Embora o tom do livro seja de análise, não de denúncia, o autor não deixa de contar as várias vezes em que se viu “sob fogo cerrado” do governo, na forma de bilhetes severos enviados a ele ou a seu superior, o ministro Gushiken, pelo então presidente nacional do PT, Ricardo Berzoini, pelo ex-ministro da Casa Civil José Dirceu, e mais tarde pelo assessor especial da Secom, Bernardo Kucinski. O princípio de imparcialidade jornalística posto em prática pela Agência Radiobrás foi, com freqüência, confundido com traição, cooptação pela “direitona” ou “fogo amigo” vindo de um órgão do próprio governo. Como se a Radiobrás servisse ao governo, não ao público. No entanto, é importante observar que em nenhum momento o presidente Lula pressionou ou ameaçou demitir seu funcionário supostamente rebelde: Eugênio Bucci deixou a presidência da Radiobrás no início do segundo mandato de Lula, por iniciativa própria, considerando seu projeto implantado até onde foi possível.

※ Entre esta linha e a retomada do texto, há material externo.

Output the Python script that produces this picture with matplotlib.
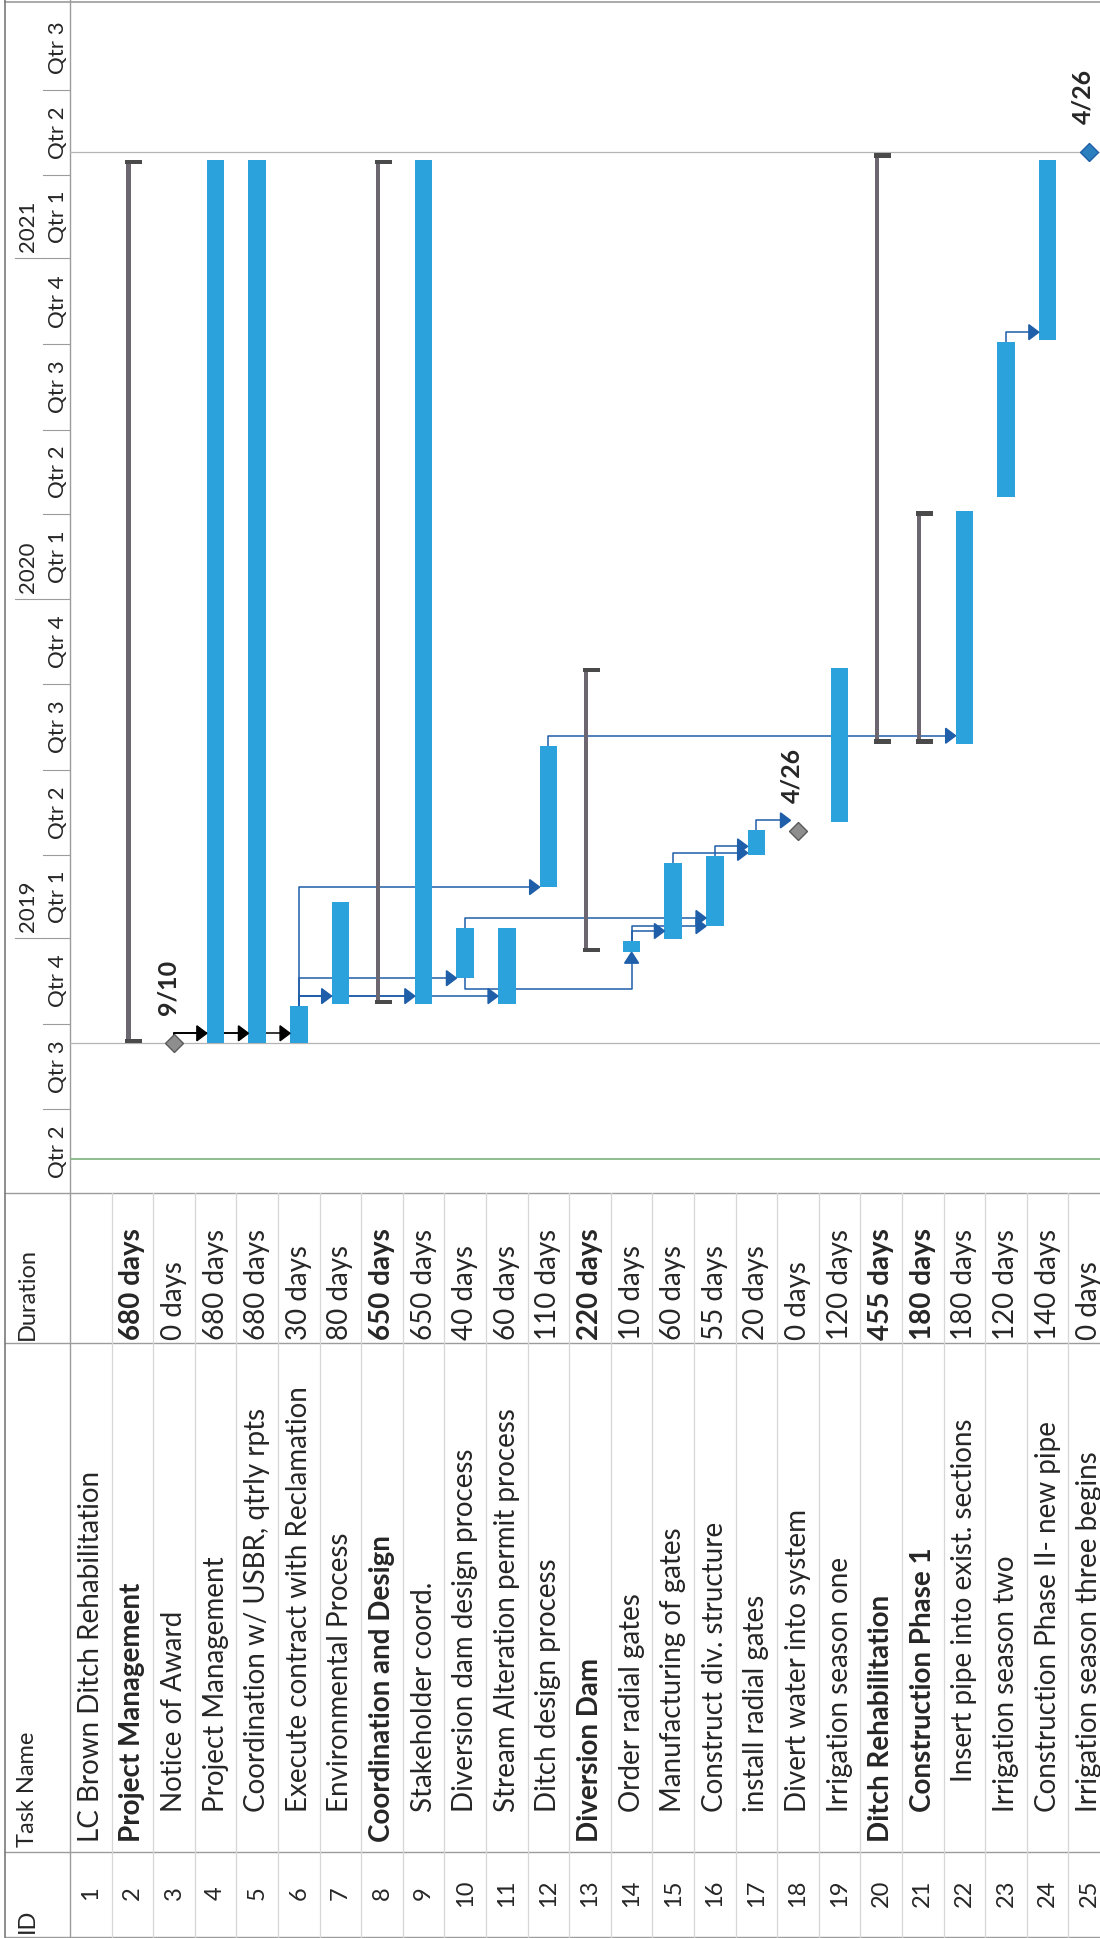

A leitura de Em Brasília, 19 Horas nos faz compreender que a briga pelo direito à informação não é específica dos governos de esquerda. Não é uma plataforma da esquerda nem da direita, mas uma condição necessária da democracia. No caso dos governos de esquerda, tentar transformar as empresas públicas de comunicação em prestadoras de serviços aos governantes de plantão é, além de um desvio ético, um erro estratégico. Sem o apoio e/ou a contestação por parte de uma sociedade consciente de seus problemas e bem-informada sobre seu governo, nenhuma plataforma de esquerda conseguirá se concretizar. Pois um governo de esquerda, sobretudo em uma sociedade conservadora como a brasileira, tem de contar com a opinião pública, com eleitores esclarecidos, com movimentos sociais bem-informados. Do contrário, será obrigado a sustentar sua “governabilidade” a partir das alianças mais oportunistas e/ou mais espúrias, e com isso trair seu apoio mais confiável: a base popular.